-- START --

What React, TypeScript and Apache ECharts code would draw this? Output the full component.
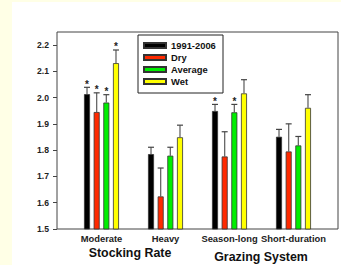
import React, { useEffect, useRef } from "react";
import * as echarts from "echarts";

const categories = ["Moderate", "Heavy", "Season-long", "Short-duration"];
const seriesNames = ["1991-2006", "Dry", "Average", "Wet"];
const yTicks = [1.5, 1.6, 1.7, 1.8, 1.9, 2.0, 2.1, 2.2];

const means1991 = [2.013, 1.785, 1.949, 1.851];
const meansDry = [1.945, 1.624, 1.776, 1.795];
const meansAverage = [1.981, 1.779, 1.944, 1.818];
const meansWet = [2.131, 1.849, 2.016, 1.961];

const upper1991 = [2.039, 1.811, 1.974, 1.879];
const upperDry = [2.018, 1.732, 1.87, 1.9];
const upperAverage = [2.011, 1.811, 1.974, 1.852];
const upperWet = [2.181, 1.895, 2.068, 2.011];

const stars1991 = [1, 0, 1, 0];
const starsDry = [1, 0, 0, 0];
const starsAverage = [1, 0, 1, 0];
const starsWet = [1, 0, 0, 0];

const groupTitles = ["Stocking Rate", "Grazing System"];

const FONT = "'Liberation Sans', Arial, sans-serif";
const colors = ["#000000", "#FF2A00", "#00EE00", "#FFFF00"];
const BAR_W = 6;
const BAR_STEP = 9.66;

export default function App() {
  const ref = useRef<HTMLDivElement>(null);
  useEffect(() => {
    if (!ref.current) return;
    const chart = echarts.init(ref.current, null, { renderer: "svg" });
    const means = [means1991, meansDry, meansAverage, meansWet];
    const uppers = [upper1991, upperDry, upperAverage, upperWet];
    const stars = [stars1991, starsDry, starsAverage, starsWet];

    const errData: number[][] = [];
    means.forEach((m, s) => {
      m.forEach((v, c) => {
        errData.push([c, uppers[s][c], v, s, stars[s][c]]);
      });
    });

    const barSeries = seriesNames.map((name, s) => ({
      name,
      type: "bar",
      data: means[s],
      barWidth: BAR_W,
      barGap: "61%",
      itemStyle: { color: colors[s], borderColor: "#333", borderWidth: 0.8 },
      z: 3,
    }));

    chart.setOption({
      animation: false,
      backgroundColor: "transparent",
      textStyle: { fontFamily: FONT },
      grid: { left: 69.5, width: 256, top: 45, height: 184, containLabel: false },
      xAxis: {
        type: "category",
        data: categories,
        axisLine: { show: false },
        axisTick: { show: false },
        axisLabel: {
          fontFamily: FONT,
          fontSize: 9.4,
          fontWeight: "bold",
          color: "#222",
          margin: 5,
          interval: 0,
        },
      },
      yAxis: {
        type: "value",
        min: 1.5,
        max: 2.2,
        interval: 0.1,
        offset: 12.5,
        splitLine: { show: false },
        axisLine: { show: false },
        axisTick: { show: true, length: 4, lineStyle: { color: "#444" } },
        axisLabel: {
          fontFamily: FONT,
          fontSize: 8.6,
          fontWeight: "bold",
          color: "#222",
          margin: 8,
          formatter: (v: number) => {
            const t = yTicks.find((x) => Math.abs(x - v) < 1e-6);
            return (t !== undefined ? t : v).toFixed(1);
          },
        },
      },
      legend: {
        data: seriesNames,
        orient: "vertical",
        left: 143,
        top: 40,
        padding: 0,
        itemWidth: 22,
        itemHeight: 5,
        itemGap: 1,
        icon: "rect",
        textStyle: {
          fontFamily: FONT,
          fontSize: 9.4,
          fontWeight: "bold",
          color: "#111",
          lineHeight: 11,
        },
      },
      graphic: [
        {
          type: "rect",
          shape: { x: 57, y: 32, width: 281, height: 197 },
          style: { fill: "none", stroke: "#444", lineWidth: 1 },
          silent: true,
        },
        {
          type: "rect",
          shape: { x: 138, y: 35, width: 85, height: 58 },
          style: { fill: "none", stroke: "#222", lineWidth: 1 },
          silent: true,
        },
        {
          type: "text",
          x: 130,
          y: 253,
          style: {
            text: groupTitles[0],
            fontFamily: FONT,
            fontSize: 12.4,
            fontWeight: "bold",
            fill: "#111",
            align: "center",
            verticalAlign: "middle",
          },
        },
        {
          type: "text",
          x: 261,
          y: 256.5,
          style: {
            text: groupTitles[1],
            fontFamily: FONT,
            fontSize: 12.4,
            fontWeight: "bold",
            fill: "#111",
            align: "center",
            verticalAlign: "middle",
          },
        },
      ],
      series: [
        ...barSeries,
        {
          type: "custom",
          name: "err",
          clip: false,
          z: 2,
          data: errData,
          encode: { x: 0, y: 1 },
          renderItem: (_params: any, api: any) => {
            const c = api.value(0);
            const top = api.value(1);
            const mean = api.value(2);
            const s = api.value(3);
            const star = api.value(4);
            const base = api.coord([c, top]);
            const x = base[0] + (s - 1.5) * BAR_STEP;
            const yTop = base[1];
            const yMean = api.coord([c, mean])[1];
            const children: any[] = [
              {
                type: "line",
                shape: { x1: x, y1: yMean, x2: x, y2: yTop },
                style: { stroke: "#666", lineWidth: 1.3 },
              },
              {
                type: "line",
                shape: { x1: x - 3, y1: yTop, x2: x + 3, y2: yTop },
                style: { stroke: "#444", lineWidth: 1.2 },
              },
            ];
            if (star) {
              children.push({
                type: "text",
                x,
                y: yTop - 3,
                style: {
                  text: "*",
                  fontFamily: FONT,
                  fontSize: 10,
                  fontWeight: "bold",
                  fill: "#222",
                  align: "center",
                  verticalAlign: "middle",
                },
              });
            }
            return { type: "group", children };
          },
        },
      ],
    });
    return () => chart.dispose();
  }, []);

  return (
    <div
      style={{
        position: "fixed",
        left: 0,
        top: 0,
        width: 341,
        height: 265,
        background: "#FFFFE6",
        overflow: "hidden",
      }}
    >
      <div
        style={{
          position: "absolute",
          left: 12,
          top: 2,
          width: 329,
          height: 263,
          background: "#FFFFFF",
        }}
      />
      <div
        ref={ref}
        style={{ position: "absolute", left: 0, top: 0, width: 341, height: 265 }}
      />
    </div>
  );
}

-- END --

Work instructions: Return each line exactly as written. Any picture gets left out.

Finished answer:
What React, TypeScript and Apache ECharts code would draw this? Output the full component.
import React, { useEffect, useRef } from "react";
import * as echarts from "echarts";

const categories = ["Moderate", "Heavy", "Season-long", "Short-duration"];
const seriesNames = ["1991-2006", "Dry", "Average", "Wet"];
const yTicks = [1.5, 1.6, 1.7, 1.8, 1.9, 2.0, 2.1, 2.2];

const means1991 = [2.013, 1.785, 1.949, 1.851];
const meansDry = [1.945, 1.624, 1.776, 1.795];
const meansAverage = [1.981, 1.779, 1.944, 1.818];
const meansWet = [2.131, 1.849, 2.016, 1.961];

const upper1991 = [2.039, 1.811, 1.974, 1.879];
const upperDry = [2.018, 1.732, 1.87, 1.9];
const upperAverage = [2.011, 1.811, 1.974, 1.852];
const upperWet = [2.181, 1.895, 2.068, 2.011];

const stars1991 = [1, 0, 1, 0];
const starsDry = [1, 0, 0, 0];
const starsAverage = [1, 0, 1, 0];
const starsWet = [1, 0, 0, 0];

const groupTitles = ["Stocking Rate", "Grazing System"];

const FONT = "'Liberation Sans', Arial, sans-serif";
const colors = ["#000000", "#FF2A00", "#00EE00", "#FFFF00"];
const BAR_W = 6;
const BAR_STEP = 9.66;

export default function App() {
  const ref = useRef<HTMLDivElement>(null);
  useEffect(() => {
    if (!ref.current) return;
    const chart = echarts.init(ref.current, null, { renderer: "svg" });
    const means = [means1991, meansDry, meansAverage, meansWet];
    const uppers = [upper1991, upperDry, upperAverage, upperWet];
    const stars = [stars1991, starsDry, starsAverage, starsWet];

    const errData: number[][] = [];
    means.forEach((m, s) => {
      m.forEach((v, c) => {
        errData.push([c, uppers[s][c], v, s, stars[s][c]]);
      });
    });

    const barSeries = seriesNames.map((name, s) => ({
      name,
      type: "bar",
      data: means[s],
      barWidth: BAR_W,
      barGap: "61%",
      itemStyle: { color: colors[s], borderColor: "#333", borderWidth: 0.8 },
      z: 3,
    }));

    chart.setOption({
      animation: false,
      backgroundColor: "transparent",
      textStyle: { fontFamily: FONT },
      grid: { left: 69.5, width: 256, top: 45, height: 184, containLabel: false },
      xAxis: {
        type: "category",
        data: categories,
        axisLine: { show: false },
        axisTick: { show: false },
        axisLabel: {
          fontFamily: FONT,
          fontSize: 9.4,
          fontWeight: "bold",
          color: "#222",
          margin: 5,
          interval: 0,
        },
      },
      yAxis: {
        type: "value",
        min: 1.5,
        max: 2.2,
        interval: 0.1,
        offset: 12.5,
        splitLine: { show: false },
        axisLine: { show: false },
        axisTick: { show: true, length: 4, lineStyle: { color: "#444" } },
        axisLabel: {
          fontFamily: FONT,
          fontSize: 8.6,
          fontWeight: "bold",
          color: "#222",
          margin: 8,
          formatter: (v: number) => {
            const t = yTicks.find((x) => Math.abs(x - v) < 1e-6);
            return (t !== undefined ? t : v).toFixed(1);
          },
        },
      },
      legend: {
        data: seriesNames,
        orient: "vertical",
        left: 143,
        top: 40,
        padding: 0,
        itemWidth: 22,
        itemHeight: 5,
        itemGap: 1,
        icon: "rect",
        textStyle: {
          fontFamily: FONT,
          fontSize: 9.4,
          fontWeight: "bold",
          color: "#111",
          lineHeight: 11,
        },
      },
      graphic: [
        {
          type: "rect",
          shape: { x: 57, y: 32, width: 281, height: 197 },
          style: { fill: "none", stroke: "#444", lineWidth: 1 },
          silent: true,
        },
        {
          type: "rect",
          shape: { x: 138, y: 35, width: 85, height: 58 },
          style: { fill: "none", stroke: "#222", lineWidth: 1 },
          silent: true,
        },
        {
          type: "text",
          x: 130,
          y: 253,
          style: {
            text: groupTitles[0],
            fontFamily: FONT,
            fontSize: 12.4,
            fontWeight: "bold",
            fill: "#111",
            align: "center",
            verticalAlign: "middle",
          },
        },
        {
          type: "text",
          x: 261,
          y: 256.5,
          style: {
            text: groupTitles[1],
            fontFamily: FONT,
            fontSize: 12.4,
            fontWeight: "bold",
            fill: "#111",
            align: "center",
            verticalAlign: "middle",
          },
        },
      ],
      series: [
        ...barSeries,
        {
          type: "custom",
          name: "err",
          clip: false,
          z: 2,
          data: errData,
          encode: { x: 0, y: 1 },
          renderItem: (_params: any, api: any) => {
            const c = api.value(0);
            const top = api.value(1);
            const mean = api.value(2);
            const s = api.value(3);
            const star = api.value(4);
            const base = api.coord([c, top]);
            const x = base[0] + (s - 1.5) * BAR_STEP;
            const yTop = base[1];
            const yMean = api.coord([c, mean])[1];
            const children: any[] = [
              {
                type: "line",
                shape: { x1: x, y1: yMean, x2: x, y2: yTop },
                style: { stroke: "#666", lineWidth: 1.3 },
              },
              {
                type: "line",
                shape: { x1: x - 3, y1: yTop, x2: x + 3, y2: yTop },
                style: { stroke: "#444", lineWidth: 1.2 },
              },
            ];
            if (star) {
              children.push({
                type: "text",
                x,
                y: yTop - 3,
                style: {
                  text: "*",
                  fontFamily: FONT,
                  fontSize: 10,
                  fontWeight: "bold",
                  fill: "#222",
                  align: "center",
                  verticalAlign: "middle",
                },
              });
            }
            return { type: "group", children };
          },
        },
      ],
    });
    return () => chart.dispose();
  }, []);

  return (
    <div
      style={{
        position: "fixed",
        left: 0,
        top: 0,
        width: 341,
        height: 265,
        background: "#FFFFE6",
        overflow: "hidden",
      }}
    >
      <div
        style={{
          position: "absolute",
          left: 12,
          top: 2,
          width: 329,
          height: 263,
          background: "#FFFFFF",
        }}
      />
      <div
        ref={ref}
        style={{ position: "absolute", left: 0, top: 0, width: 341, height: 265 }}
      />
    </div>
  );
}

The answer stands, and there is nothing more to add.